Wednesday, May 11, 2011

Learning to Drive, by Katha Pollitt

I have an unfinished post about A Visit From The Goon Squad. That's because I think three posts is plenty, but I haven't finished the book, either. I haven't finished the book because I had 20 pages to go when I gave it to my mother. Drat. I plan on just going out and buying it, as I'm going to be pushing it on friends for years to come.

Meanwhile, I had a stack of library books rapidly approaching their due date, so I reread The Great Gatsby (had been meaning to do that for ages), then started on Learning to Drive. Katha Pollitt is a columnist for The Nation; I've seen her work but don't read it with any regularity. She's the sort of middle-aged left-wing Manhattan intellectual who does not seem to have any counterpart in my generation, maybe because the counterparts can't afford to live there. Regardless, while I thought that Julie Klausner, who is my own age, didn't really have my number, Pollitt surely does.
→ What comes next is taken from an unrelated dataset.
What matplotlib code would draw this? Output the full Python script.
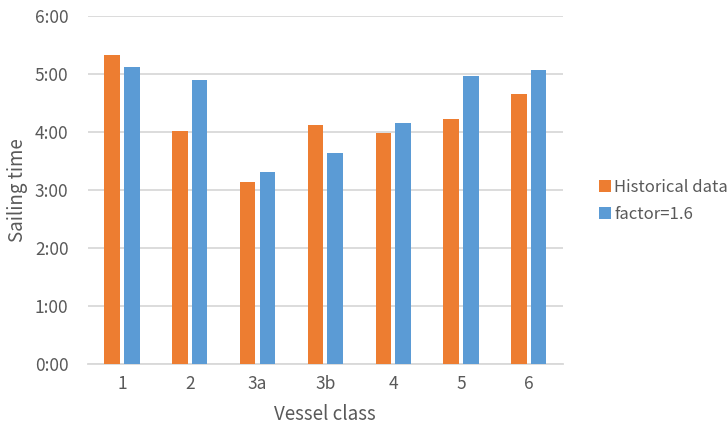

" ... I had always thought that left-wing men were the worst. In college I would look around the cafeteria tables where the anti-war activists sat for hours over tuna melts and Cokes and think how sad it was that my politics had led me to this very small pool of potential boyfriends, all seriously problematic. The Maoists of the Progressive Labor Party were rigid and bizarre and always trying to get you to hand out leaflets at six in the morning. The rock-and-rollers and Weatherman sympathizers were callow and conceited and usually stoned. And yet it was not possible to be with a man who was conservative or apolitical, or even just a Democrat, someone who might have, say, voted for Hubert Humphrey. Even a McCarthy supporter was pushing it. Those people were so naive."

Har har. Marxists. Don't think they're not still around.